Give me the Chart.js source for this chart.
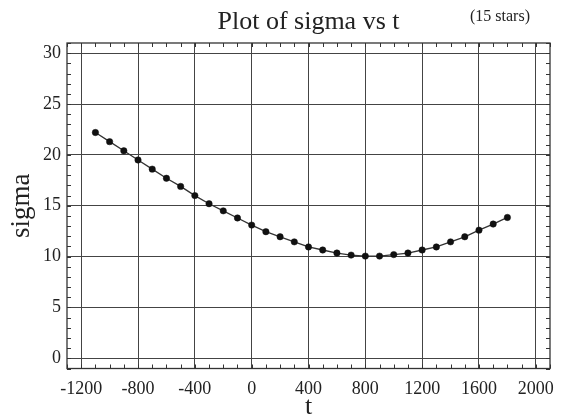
<!DOCTYPE html>
<html>
<head>
<meta charset="utf-8">
<script src="https://cdn.jsdelivr.net/npm/chart.js@4"></script>
<style>
  html, body { margin: 0; padding: 0; background: #fff; }
</style>
</head>
<body>
<canvas id="sigma-chart" width="567" height="420"></canvas>
<script>
const tValues = [-1100, -1000, -900, -800, -700, -600, -500, -400, -300, -200, -100, 0,
    100, 200, 300, 400, 500, 600, 700, 800, 900, 1000, 1100, 1200, 1300, 1400, 1500, 1600, 1700, 1800]
const sigmaValues = [22.2, 21.3, 20.4, 19.5, 18.6, 17.7, 16.9, 16.0, 15.2, 14.5, 13.8, 13.1,
    12.45, 11.95, 11.45, 10.95, 10.65, 10.35, 10.15, 10.05, 10.05, 10.2, 10.35, 10.65, 10.95, 11.45, 11.95, 12.6, 13.2, 13.85]
const xTicks = [-1200, -800, -400, 0, 400, 800, 1200, 1600, 2000]
const yTicks = [0, 5, 10, 15, 20, 25, 30]
const titleText = "Plot of sigma vs t"
const noteText = "(15 stars)"

const serif = '"Liberation Serif", "Times New Roman", serif'
const ink = "#222"

// frame box, small inward ticks on all four sides, and the "(15 stars)" note
const frameAndTicks = {
    id: "frameAndTicks",
    afterDraw(chart) {
        const {ctx, chartArea: a, scales: {x, y}} = chart
        ctx.save()
        ctx.strokeStyle = "#333"
        ctx.lineWidth = 1
        ctx.beginPath()
        for (let v = x.min; v <= x.max; v += 100) {
            const px = Math.round(x.getPixelForValue(v)) + 0.5
            ctx.moveTo(px, a.bottom); ctx.lineTo(px, a.bottom - 4)
            ctx.moveTo(px, a.top); ctx.lineTo(px, a.top + 4)
        }
        for (let v = y.min; v <= y.max; v += 1) {
            const py = Math.round(y.getPixelForValue(v)) + 0.5
            ctx.moveTo(a.left, py); ctx.lineTo(a.left + 4, py)
            ctx.moveTo(a.right, py); ctx.lineTo(a.right - 4, py)
        }
        ctx.stroke()
        ctx.lineWidth = 1.3
        ctx.strokeRect(a.left, a.top, a.right - a.left, a.bottom - a.top)
        ctx.font = "16px " + serif
        ctx.fillStyle = ink
        ctx.textAlign = "center"
        ctx.textBaseline = "alphabetic"
        ctx.fillText(noteText, a.right - 50, 21)
        ctx.restore()
    }
}

new Chart(document.getElementById("sigma-chart"), {
    type: "scatter",
    data: {
        datasets: [{
            data: tValues.map((t, i) => ({x: t, y: sigmaValues[i]})),
            showLine: true,
            borderColor: "#333",
            borderWidth: 1.3,
            pointRadius: 3.2,
            pointBackgroundColor: "#111",
            pointBorderColor: "#111",
            pointBorderWidth: 0.5
        }]
    },
    options: {
        responsive: false,
        animation: false,
        devicePixelRatio: 1,
        layout: {padding: {left: 0, right: 17, top: 0, bottom: 0}},
        plugins: {
            legend: {display: false},
            tooltip: {enabled: false},
            title: {
                display: true,
                text: titleText,
                fullSize: false,
                color: ink,
                font: {family: serif, size: 26, weight: "normal"},
                padding: {top: 7, bottom: 4.8}
            }
        },
        scales: {
            x: {
                type: "linear",
                min: -1300,
                max: 2100,
                afterBuildTicks: s => { s.ticks = xTicks.map(v => ({value: v})) },
                afterFit: s => { s.height = 51.5 },
                grid: {color: "#444", lineWidth: 1, drawTicks: false},
                border: {display: false},
                ticks: {
                    color: ink,
                    padding: 10,
                    maxRotation: 0,
                    font: {family: serif, size: 18},
                    callback: v => String(v)
                },
                title: {
                    display: true,
                    text: "t",
                    color: ink,
                    font: {family: serif, size: 26, lineHeight: 1},
                    padding: 0
                }
            },
            y: {
                min: -1,
                max: 31,
                afterBuildTicks: s => { s.ticks = yTicks.map(v => ({value: v})) },
                afterFit: s => { s.width = 67 },
                grid: {color: "#444", lineWidth: 1, drawTicks: false},
                border: {display: false},
                ticks: {
                    color: ink,
                    padding: 6,
                    font: {family: serif, size: 18},
                    callback: v => String(v)
                },
                title: {
                    display: true,
                    text: "sigma",
                    color: ink,
                    font: {family: serif, size: 27},
                    padding: {top: 6, bottom: 0}
                }
            }
        }
    },
    plugins: [frameAndTicks]
})
</script>
</body>
</html>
━━━━━━━━━━━━━━━━━━━━━━━━━━━━━━
▶ **Problem requirements**
Find each line that has the word "chart", then copy it out.

▶ **Response below**
Give me the Chart.js source for this chart.
<script src="https://cdn.jsdelivr.net/npm/chart.js@4"></script>
<canvas id="sigma-chart" width="567" height="420"></canvas>
    afterDraw(chart) {
        const {ctx, chartArea: a, scales: {x, y}} = chart
new Chart(document.getElementById("sigma-chart"), {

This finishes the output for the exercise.